** start Excerpted records **

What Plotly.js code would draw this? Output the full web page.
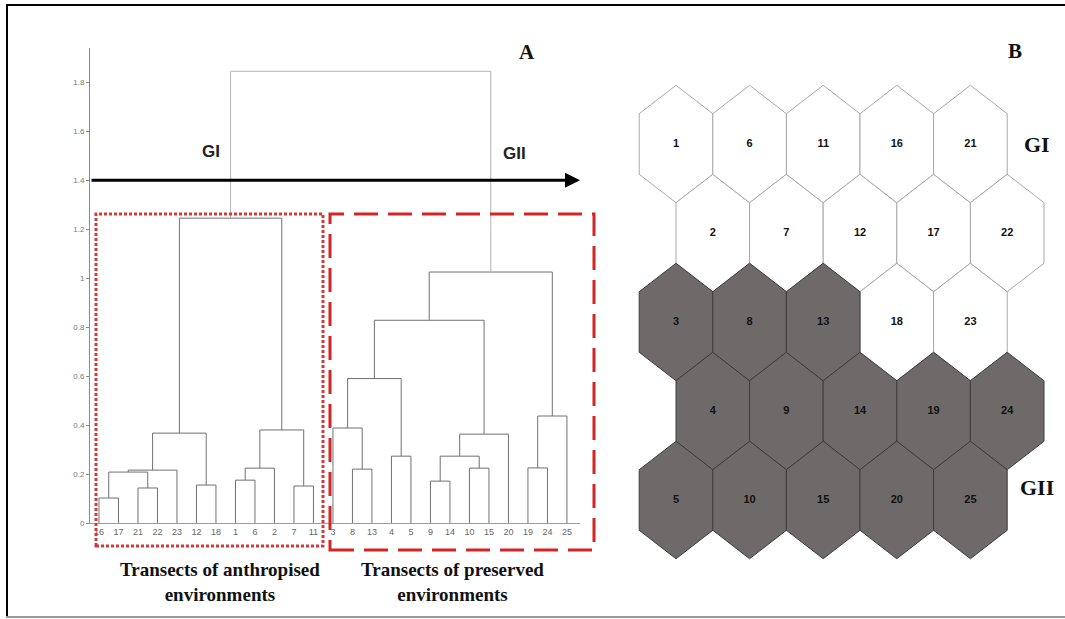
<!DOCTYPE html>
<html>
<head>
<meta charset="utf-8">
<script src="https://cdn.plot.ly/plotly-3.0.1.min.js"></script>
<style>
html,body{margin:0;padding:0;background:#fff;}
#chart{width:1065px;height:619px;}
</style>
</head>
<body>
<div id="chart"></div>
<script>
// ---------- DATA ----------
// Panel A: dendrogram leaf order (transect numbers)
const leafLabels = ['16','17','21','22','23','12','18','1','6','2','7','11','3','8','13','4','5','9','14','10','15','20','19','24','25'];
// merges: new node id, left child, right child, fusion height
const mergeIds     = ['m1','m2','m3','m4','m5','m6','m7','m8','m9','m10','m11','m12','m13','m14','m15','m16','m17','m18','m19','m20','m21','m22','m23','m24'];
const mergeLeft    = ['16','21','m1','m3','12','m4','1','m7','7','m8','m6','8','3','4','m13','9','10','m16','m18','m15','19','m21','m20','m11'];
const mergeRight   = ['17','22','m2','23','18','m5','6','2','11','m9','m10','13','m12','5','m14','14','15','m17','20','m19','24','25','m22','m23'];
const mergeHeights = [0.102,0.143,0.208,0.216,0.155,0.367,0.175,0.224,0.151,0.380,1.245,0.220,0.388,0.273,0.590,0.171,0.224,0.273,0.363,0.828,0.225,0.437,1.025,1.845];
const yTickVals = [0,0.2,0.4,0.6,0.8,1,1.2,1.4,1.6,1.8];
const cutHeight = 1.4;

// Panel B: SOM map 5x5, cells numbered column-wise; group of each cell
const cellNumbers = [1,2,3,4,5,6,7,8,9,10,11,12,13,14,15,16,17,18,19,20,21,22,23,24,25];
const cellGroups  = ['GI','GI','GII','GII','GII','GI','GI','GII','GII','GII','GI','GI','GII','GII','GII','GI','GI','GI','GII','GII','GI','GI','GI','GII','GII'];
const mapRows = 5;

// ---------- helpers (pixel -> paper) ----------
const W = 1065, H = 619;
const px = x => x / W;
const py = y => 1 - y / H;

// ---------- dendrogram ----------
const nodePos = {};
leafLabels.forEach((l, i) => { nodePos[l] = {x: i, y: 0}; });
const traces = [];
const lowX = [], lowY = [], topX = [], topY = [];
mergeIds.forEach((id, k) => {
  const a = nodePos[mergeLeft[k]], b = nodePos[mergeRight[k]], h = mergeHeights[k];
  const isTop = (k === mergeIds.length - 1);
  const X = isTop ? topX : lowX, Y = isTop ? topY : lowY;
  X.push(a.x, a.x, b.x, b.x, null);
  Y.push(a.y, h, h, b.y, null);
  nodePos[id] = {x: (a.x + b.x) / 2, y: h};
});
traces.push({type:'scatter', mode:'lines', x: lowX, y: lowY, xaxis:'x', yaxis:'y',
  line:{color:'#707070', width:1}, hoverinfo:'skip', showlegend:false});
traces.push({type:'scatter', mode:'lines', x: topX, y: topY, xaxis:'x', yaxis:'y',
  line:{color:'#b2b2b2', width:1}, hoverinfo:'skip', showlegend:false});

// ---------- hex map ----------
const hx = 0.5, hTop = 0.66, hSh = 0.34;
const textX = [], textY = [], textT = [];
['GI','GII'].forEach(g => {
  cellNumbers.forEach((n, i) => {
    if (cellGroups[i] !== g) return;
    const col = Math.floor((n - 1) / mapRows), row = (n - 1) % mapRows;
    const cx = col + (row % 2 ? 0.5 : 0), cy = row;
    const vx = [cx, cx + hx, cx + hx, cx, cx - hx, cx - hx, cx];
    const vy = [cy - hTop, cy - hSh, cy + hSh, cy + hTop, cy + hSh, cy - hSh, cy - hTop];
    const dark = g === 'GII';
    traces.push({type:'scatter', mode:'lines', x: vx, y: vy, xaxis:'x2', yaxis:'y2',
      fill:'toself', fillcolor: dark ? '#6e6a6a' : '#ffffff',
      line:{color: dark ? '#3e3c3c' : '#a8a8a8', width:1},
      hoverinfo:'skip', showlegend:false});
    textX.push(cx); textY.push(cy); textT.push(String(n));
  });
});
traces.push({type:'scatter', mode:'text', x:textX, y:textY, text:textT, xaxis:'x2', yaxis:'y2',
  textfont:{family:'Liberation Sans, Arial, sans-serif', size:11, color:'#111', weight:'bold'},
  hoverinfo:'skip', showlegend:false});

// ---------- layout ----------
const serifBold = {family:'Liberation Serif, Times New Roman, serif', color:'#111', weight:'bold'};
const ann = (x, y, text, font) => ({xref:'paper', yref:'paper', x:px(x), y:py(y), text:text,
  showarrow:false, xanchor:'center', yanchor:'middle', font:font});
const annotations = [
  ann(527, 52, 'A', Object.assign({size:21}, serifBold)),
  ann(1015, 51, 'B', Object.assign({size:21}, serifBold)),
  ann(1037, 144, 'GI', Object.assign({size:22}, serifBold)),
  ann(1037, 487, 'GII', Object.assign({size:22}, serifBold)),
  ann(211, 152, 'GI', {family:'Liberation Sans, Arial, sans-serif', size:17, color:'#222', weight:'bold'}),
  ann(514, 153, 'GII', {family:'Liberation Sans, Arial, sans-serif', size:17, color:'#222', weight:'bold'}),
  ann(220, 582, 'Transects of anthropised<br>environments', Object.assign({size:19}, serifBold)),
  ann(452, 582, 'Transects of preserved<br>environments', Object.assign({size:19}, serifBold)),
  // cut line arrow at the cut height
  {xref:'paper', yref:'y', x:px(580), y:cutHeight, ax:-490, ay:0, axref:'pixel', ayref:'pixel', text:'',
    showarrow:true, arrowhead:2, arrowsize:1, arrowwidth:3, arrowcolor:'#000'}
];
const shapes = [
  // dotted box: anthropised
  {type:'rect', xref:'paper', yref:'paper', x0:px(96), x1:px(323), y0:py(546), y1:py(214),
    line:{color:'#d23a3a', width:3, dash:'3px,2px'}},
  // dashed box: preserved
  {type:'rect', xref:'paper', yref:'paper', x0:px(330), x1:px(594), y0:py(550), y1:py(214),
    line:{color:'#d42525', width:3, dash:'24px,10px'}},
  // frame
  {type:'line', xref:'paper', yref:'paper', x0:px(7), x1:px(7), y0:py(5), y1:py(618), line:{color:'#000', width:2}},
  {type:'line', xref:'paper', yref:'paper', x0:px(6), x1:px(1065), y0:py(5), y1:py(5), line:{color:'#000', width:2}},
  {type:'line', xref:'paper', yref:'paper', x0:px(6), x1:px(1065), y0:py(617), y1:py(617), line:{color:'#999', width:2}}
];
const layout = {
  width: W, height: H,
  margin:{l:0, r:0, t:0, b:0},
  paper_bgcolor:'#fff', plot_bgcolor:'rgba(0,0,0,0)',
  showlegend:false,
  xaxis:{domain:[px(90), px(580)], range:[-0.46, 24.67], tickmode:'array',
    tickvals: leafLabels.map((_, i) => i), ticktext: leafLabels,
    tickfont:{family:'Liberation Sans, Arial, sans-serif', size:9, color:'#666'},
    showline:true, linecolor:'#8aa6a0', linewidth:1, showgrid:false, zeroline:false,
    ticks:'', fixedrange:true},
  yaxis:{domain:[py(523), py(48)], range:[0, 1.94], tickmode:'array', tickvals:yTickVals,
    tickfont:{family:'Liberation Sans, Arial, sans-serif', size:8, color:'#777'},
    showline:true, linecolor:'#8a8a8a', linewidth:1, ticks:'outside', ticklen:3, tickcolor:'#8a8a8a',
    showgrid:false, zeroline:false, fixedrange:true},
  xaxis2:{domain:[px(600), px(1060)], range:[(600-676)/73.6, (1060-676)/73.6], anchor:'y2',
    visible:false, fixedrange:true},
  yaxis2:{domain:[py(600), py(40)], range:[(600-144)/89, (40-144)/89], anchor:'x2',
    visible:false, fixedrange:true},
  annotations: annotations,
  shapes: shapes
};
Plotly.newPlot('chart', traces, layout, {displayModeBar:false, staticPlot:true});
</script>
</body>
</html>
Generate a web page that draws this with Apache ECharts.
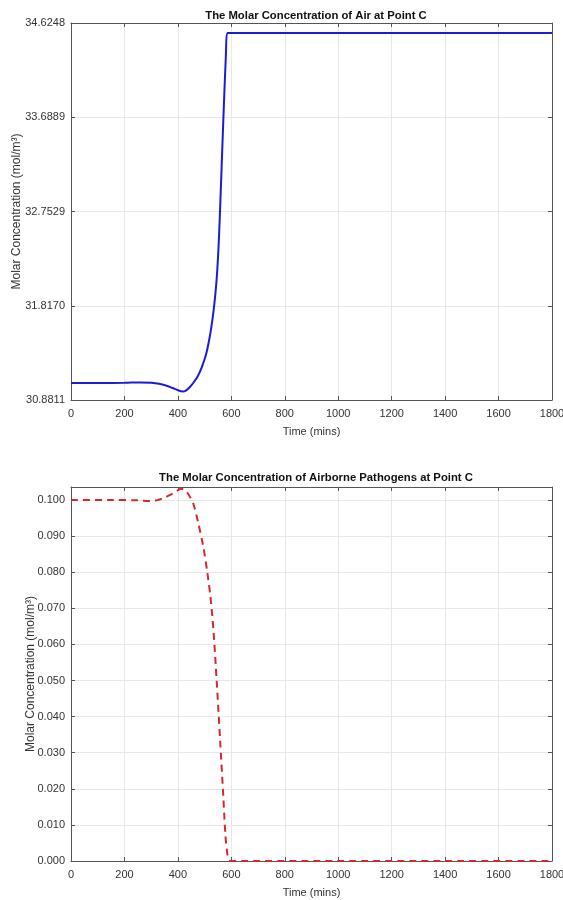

** end Excerpted records **

▸ Stated goal
Exactly reproduce the run of lines from the start of the listing through the line with "const py = y => 1 - y / H;", inclusive; pictures are not copied.

▸ Full solution
What Plotly.js code would draw this? Output the full web page.
<!DOCTYPE html>
<html>
<head>
<meta charset="utf-8">
<script src="https://cdn.plot.ly/plotly-3.0.1.min.js"></script>
<style>
html,body{margin:0;padding:0;background:#fff;}
#chart{width:1065px;height:619px;}
</style>
</head>
<body>
<div id="chart"></div>
<script>
// ---------- DATA ----------
// Panel A: dendrogram leaf order (transect numbers)
const leafLabels = ['16','17','21','22','23','12','18','1','6','2','7','11','3','8','13','4','5','9','14','10','15','20','19','24','25'];
// merges: new node id, left child, right child, fusion height
const mergeIds     = ['m1','m2','m3','m4','m5','m6','m7','m8','m9','m10','m11','m12','m13','m14','m15','m16','m17','m18','m19','m20','m21','m22','m23','m24'];
const mergeLeft    = ['16','21','m1','m3','12','m4','1','m7','7','m8','m6','8','3','4','m13','9','10','m16','m18','m15','19','m21','m20','m11'];
const mergeRight   = ['17','22','m2','23','18','m5','6','2','11','m9','m10','13','m12','5','m14','14','15','m17','20','m19','24','25','m22','m23'];
const mergeHeights = [0.102,0.143,0.208,0.216,0.155,0.367,0.175,0.224,0.151,0.380,1.245,0.220,0.388,0.273,0.590,0.171,0.224,0.273,0.363,0.828,0.225,0.437,1.025,1.845];
const yTickVals = [0,0.2,0.4,0.6,0.8,1,1.2,1.4,1.6,1.8];
const cutHeight = 1.4;

// Panel B: SOM map 5x5, cells numbered column-wise; group of each cell
const cellNumbers = [1,2,3,4,5,6,7,8,9,10,11,12,13,14,15,16,17,18,19,20,21,22,23,24,25];
const cellGroups  = ['GI','GI','GII','GII','GII','GI','GI','GII','GII','GII','GI','GI','GII','GII','GII','GI','GI','GI','GII','GII','GI','GI','GI','GII','GII'];
const mapRows = 5;

// ---------- helpers (pixel -> paper) ----------
const W = 1065, H = 619;
const px = x => x / W;
const py = y => 1 - y / H;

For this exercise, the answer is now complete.